La réforme du marché du travail comme cheval de bataille

Preuve qu’il avait de quoi s’entendre avec le nouveau chef de l’État, à l’époque, Edouard Philippe se disait en accord avec la première version de la loi Travail. Et c’est par loyauté envers son parti, Les Républicains, et contre ses convictions, qu’il accepte bon an mal an de voter la motion de censure. Il faut dire que la réforme du marché du travail, c’est son cheval de bataille.

Face à Léa Salamé, invité sur le plateau d’On n’est pas couché en décembre 2014 pour discuter de la loi Macron, il montrait du doigt ses limites : « il faut revenir sur les 35 heures », il faut lever « les pesanteurs considérables qui pèsent sur le marché du travail », comme les « juridictions sur les lois prud’homales ». Du Macron tout craché. Concernant les 35 heures, Emmanuel Macron s’est déjà épanché sur la question : il est clairement pour une augmentation du temps de travail, tout comme pour l’insertion d’un plafonnement des indemnités prud’homales, points clefs de son programme pour le quinquennat.

Ces propositions, ce ne sont ni plus ni moins que les recommandations du rapport Attali, commandé sous Nicolas Sarkozy, que le gouvernement Hollande a entrepris de mettre en place et celui de Macron de renforcer. A ce titre, Jacques Attali, penseur de l’orthodoxie libérale à la française, proche d’Emmanuel Macron, n’est autre que l’animateur du Forum « Positive Economy » qu’Edouard Philippe a organisé au Havre.

Avec la nomination d’Edouard Philippe, ce que le gouvernement Macron en cours de constitution révèle déjà au grand jour, ce sont les profondes accointances idéologiques que partage le personnel politique français, du PS aux Républicains, par-delà le faux clivage partisan, véritable écran de fumée du pluralisme politique.

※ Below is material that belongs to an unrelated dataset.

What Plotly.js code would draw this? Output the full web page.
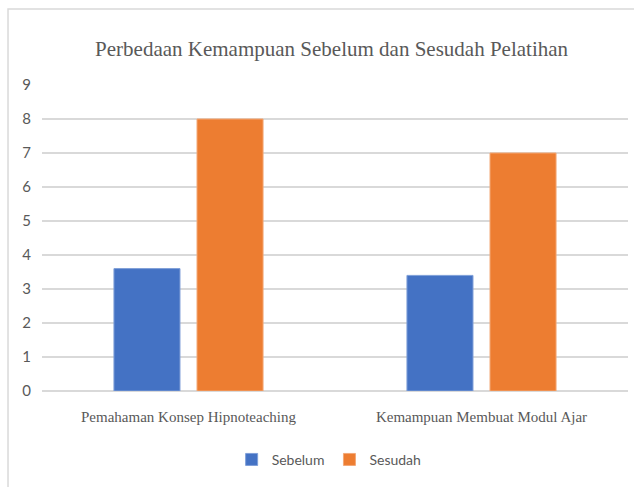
<!DOCTYPE html>
<html>
<head>
<meta charset="utf-8">
<script src="https://cdn.plot.ly/plotly-3.0.1.min.js"></script>
<style>html,body{margin:0;padding:0;background:#fff;}#chart{width:634px;height:487px;}</style>
</head>
<body>
<div id="chart"></div>
<script>
const categories = ["Pemahaman Konsep Hipnoteaching", "Kemampuan Membuat Modul Ajar"];
const sebelum = [3.6, 3.4];
const sesudah = [8, 7];
const yTicks = [0, 1, 2, 3, 4, 5, 6, 7, 8, 9];

const traces = [
  {type: 'bar', name: 'Sebelum', x: categories, y: sebelum,
   marker: {color: '#4472C4', line: {color: '#7f9fd8', width: 1}}},
  {type: 'bar', name: 'Sesudah', x: categories, y: sesudah,
   marker: {color: '#ED7D31', line: {color: '#f3a877', width: 1}}}
];

const layout = {
  width: 634, height: 487,
  margin: {l: 42, r: 6, t: 85, b: 96},
  paper_bgcolor: '#ffffff', plot_bgcolor: '#ffffff',
  title: {text: 'Perbedaan Kemampuan Sebelum dan Sesudah Pelatihan',
    font: {family: 'Liberation Serif, serif', size: 21, color: '#595959'},
    xref: 'container', x: 0.523, xanchor: 'center', yref: 'container', y: 0.9, yanchor: 'middle'},
  bargap: 0.433, bargroupgap: 0.205,
  xaxis: {tickfont: {family: 'Liberation Serif, serif', size: 15, color: '#595959'},
    showgrid: false, showline: false, ticks: '', fixedrange: true, ticklabelstandoff: 15},
  yaxis: {range: [0, 9], tickvals: yTicks, ticktext: yTicks.map(String),
    tickfont: {family: 'Lato, sans-serif', size: 15, color: '#595959'},
    gridcolor: '#d9d9d9', gridwidth: 1.5, zeroline: true, zerolinecolor: '#d9d9d9', zerolinewidth: 1.5,
    showline: false, ticks: '', ticklabelstandoff: 10},
  legend: {orientation: 'h', x: 0.49, xanchor: 'center', y: -0.225, yanchor: 'middle',
    font: {family: 'Lato, sans-serif', size: 14, color: '#595959'}, itemwidth: 30, traceorder: 'normal'},
  shapes: [{type: 'rect', xref: 'paper', yref: 'paper', x0: -0.058, x1: 1.2, y0: -0.6, y1: 1.248,
    line: {color: '#d9d9d9', width: 1.5}, fillcolor: 'rgba(0,0,0,0)', layer: 'below'}],
  showlegend: true
};

Plotly.newPlot('chart', traces, layout, {displayModeBar: false, staticPlot: true});
</script>
</body>
</html>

A la rhétorique du « changement », on opposera les similitudes de parcours entre le nouveau premier ministre et l’actuel président – passés tous les deux par l’ENA et par le PS avant d’en prendre la fuite – et leurs collusions idéologiques en faveur de l’ultralibéralisme. Mais le choix d’Edouard Philippe est celui, du point de vue de sa gestion de la contestation sociale dans sa circonscription, une nouvelle marque de continuité avec la période du hollandisme. Et c’est également un message envoyé aux travailleurs et aux opposants de la loi travail, dans sa version 2016 et dans celles qui sont sur le point de sortir : reprendre la contestation sociale à la manière des Havrais, en la généralisant au niveau national, pour faire plier un gouvernement qui la craint plus que tout.